**Short problem**
Print only the lines from the top of the data through the line with "const rainTicks = d3.range(0, 41).map(i", both included, skipping every picture.
++++ Data excerpt ++++
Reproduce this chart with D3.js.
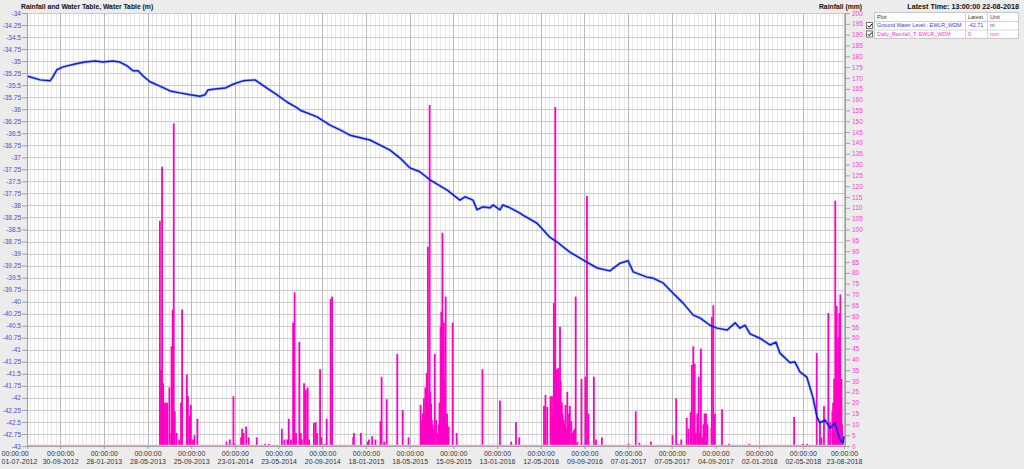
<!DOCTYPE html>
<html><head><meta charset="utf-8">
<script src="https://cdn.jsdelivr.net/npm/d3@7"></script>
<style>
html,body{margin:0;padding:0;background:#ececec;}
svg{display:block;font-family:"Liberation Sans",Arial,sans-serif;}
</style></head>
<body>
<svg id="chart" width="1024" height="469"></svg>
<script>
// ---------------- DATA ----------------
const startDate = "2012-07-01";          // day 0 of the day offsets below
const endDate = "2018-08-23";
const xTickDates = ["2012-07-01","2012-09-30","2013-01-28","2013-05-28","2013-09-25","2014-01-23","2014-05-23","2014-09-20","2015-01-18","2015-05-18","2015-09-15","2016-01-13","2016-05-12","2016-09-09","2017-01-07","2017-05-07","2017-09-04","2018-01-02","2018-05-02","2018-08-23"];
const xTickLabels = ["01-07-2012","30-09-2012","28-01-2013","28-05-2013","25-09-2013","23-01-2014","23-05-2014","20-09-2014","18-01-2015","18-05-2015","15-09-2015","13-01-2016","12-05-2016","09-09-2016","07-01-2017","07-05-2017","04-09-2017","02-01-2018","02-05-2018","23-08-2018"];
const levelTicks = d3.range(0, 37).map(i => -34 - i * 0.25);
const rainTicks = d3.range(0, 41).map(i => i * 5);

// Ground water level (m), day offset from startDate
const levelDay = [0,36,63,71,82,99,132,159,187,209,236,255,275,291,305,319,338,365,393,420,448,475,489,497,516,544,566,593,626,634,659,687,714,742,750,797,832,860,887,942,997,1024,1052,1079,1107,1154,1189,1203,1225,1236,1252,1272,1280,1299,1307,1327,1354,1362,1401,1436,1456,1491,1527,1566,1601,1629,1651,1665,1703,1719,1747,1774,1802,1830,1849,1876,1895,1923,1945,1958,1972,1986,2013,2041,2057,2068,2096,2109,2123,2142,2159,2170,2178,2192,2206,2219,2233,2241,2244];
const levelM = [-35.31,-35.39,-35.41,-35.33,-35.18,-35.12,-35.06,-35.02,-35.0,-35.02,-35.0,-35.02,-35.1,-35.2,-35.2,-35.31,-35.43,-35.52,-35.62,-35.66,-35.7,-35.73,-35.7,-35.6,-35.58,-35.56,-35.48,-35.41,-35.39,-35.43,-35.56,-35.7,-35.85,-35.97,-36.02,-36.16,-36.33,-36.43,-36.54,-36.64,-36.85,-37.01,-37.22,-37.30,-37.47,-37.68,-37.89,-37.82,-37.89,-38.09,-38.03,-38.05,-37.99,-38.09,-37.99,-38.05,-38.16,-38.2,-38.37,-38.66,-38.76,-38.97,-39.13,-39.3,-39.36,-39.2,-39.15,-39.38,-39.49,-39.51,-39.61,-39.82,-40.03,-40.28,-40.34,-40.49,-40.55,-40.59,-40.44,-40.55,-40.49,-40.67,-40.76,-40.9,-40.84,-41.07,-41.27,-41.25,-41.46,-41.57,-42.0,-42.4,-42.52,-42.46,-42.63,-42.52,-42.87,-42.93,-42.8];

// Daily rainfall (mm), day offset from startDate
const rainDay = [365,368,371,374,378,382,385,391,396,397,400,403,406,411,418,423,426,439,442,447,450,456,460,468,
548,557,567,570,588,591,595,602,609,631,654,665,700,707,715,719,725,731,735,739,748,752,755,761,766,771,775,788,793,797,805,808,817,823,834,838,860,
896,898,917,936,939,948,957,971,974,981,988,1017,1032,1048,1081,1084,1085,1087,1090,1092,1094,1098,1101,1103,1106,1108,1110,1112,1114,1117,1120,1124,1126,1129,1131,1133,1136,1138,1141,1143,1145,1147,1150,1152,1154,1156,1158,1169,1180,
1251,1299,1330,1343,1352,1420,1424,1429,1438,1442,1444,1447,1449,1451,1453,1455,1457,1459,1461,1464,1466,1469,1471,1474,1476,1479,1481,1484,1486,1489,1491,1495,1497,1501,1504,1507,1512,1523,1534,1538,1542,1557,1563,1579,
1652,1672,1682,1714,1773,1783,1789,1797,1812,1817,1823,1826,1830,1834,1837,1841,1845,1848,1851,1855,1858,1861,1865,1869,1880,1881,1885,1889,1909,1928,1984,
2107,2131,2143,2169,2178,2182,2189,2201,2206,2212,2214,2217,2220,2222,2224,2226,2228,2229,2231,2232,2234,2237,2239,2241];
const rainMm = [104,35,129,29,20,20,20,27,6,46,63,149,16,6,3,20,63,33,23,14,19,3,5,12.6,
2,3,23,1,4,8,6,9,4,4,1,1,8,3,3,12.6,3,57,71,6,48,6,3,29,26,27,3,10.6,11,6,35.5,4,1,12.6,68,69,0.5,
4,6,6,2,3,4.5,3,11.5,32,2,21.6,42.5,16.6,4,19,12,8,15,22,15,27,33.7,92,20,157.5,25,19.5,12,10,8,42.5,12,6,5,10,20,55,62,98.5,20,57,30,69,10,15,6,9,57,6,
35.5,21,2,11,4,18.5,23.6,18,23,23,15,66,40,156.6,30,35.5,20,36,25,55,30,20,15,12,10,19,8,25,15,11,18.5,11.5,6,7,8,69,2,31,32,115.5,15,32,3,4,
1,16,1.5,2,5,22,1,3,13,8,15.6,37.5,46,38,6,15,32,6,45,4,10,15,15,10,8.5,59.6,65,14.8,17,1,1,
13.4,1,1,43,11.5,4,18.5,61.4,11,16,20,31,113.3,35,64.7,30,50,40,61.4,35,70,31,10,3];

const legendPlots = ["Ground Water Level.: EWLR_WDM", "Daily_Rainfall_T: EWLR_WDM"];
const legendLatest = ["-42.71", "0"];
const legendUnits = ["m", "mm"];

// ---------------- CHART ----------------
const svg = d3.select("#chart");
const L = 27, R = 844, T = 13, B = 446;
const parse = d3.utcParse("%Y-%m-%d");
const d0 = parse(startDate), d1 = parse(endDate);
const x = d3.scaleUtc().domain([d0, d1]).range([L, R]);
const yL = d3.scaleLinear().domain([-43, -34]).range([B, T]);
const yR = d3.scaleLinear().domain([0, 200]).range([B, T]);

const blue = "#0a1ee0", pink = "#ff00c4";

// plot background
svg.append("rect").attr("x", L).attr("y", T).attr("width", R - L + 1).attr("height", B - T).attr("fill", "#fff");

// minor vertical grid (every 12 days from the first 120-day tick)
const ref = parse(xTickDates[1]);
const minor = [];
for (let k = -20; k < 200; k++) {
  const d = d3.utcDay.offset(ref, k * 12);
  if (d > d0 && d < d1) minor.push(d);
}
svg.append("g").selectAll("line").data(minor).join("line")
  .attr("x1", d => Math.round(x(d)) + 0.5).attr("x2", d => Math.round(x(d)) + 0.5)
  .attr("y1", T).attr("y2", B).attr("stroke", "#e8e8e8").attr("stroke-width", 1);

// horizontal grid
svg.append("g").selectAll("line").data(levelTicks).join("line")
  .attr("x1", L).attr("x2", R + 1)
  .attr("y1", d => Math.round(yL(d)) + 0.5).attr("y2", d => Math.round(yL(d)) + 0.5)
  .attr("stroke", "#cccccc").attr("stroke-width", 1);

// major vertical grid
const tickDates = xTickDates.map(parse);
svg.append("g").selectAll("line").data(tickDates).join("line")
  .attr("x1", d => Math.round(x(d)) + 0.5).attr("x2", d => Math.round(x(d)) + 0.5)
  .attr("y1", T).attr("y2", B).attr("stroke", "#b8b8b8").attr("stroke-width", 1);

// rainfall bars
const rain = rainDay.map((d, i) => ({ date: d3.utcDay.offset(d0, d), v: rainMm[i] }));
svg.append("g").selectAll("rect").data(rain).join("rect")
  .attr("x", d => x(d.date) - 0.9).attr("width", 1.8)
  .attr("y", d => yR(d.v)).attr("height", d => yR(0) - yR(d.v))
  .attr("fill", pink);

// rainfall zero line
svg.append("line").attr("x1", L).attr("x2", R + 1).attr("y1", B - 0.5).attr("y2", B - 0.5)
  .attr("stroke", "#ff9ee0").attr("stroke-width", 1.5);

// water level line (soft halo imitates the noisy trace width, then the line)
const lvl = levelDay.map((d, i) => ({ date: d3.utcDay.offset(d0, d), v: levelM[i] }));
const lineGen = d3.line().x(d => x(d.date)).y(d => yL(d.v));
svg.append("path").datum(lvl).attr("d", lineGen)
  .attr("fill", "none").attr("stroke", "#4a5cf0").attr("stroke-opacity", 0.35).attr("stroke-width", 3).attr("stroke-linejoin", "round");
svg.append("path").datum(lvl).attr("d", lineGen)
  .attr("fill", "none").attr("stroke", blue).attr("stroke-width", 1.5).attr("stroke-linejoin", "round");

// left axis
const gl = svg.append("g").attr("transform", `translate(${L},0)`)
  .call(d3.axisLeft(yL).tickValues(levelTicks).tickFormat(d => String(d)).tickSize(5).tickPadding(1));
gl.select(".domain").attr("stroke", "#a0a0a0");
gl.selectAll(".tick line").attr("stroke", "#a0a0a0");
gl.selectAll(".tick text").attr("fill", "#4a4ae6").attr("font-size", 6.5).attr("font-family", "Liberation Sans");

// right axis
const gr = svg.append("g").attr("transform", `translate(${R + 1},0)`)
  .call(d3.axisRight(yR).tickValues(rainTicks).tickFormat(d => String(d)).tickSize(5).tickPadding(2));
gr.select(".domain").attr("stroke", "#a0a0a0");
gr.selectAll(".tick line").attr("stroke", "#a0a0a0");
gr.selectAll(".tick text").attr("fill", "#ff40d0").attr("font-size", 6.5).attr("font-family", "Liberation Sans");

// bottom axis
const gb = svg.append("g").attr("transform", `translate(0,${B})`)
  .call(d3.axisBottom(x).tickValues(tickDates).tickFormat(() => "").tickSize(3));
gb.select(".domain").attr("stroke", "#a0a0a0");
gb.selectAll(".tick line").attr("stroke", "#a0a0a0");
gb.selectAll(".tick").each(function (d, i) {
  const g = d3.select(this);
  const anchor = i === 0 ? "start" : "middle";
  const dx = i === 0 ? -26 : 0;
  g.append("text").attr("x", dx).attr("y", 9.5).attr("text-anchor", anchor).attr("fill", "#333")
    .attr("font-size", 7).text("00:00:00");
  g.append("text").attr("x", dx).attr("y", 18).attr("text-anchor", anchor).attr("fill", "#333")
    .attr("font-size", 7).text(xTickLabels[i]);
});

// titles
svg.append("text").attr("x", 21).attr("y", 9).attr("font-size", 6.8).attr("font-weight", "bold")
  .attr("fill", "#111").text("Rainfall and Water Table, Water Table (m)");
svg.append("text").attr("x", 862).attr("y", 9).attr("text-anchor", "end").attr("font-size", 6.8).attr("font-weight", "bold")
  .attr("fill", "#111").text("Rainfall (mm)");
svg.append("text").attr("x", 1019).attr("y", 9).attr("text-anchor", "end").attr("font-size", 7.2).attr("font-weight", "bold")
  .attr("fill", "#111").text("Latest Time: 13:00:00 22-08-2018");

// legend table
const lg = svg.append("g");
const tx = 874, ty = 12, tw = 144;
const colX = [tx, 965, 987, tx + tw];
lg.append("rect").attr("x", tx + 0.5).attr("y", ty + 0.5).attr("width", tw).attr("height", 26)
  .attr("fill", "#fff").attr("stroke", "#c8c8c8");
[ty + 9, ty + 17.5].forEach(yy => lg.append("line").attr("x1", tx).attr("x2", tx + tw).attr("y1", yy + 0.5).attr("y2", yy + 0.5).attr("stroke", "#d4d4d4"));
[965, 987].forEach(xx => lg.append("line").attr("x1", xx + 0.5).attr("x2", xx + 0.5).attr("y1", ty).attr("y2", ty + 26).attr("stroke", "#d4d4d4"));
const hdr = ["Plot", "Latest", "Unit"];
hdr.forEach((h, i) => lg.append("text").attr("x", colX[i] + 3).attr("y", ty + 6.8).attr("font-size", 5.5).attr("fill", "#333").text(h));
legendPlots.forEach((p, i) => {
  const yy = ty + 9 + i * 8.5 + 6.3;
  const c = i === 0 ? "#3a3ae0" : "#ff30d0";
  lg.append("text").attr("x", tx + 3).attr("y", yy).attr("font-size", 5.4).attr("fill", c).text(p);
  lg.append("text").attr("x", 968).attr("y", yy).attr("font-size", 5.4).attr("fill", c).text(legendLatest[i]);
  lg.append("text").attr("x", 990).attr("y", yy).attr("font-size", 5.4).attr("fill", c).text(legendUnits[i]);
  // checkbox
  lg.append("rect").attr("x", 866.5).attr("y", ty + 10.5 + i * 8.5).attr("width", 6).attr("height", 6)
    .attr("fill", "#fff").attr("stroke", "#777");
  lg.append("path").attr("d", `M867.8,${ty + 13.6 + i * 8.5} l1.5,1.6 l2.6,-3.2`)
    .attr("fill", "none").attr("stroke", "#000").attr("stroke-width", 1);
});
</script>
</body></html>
++++
**Answer below**
Reproduce this chart with D3.js.
<!DOCTYPE html>
<html><head><meta charset="utf-8">
<script src="https://cdn.jsdelivr.net/npm/d3@7"></script>
<style>
html,body{margin:0;padding:0;background:#ececec;}
svg{display:block;font-family:"Liberation Sans",Arial,sans-serif;}
</style></head>
<body>
<svg id="chart" width="1024" height="469"></svg>
<script>
// ---------------- DATA ----------------
const startDate = "2012-07-01";          // day 0 of the day offsets below
const endDate = "2018-08-23";
const xTickDates = ["2012-07-01","2012-09-30","2013-01-28","2013-05-28","2013-09-25","2014-01-23","2014-05-23","2014-09-20","2015-01-18","2015-05-18","2015-09-15","2016-01-13","2016-05-12","2016-09-09","2017-01-07","2017-05-07","2017-09-04","2018-01-02","2018-05-02","2018-08-23"];
const xTickLabels = ["01-07-2012","30-09-2012","28-01-2013","28-05-2013","25-09-2013","23-01-2014","23-05-2014","20-09-2014","18-01-2015","18-05-2015","15-09-2015","13-01-2016","12-05-2016","09-09-2016","07-01-2017","07-05-2017","04-09-2017","02-01-2018","02-05-2018","23-08-2018"];
const levelTicks = d3.range(0, 37).map(i => -34 - i * 0.25);
const rainTicks = d3.range(0, 41).map(i => i * 5);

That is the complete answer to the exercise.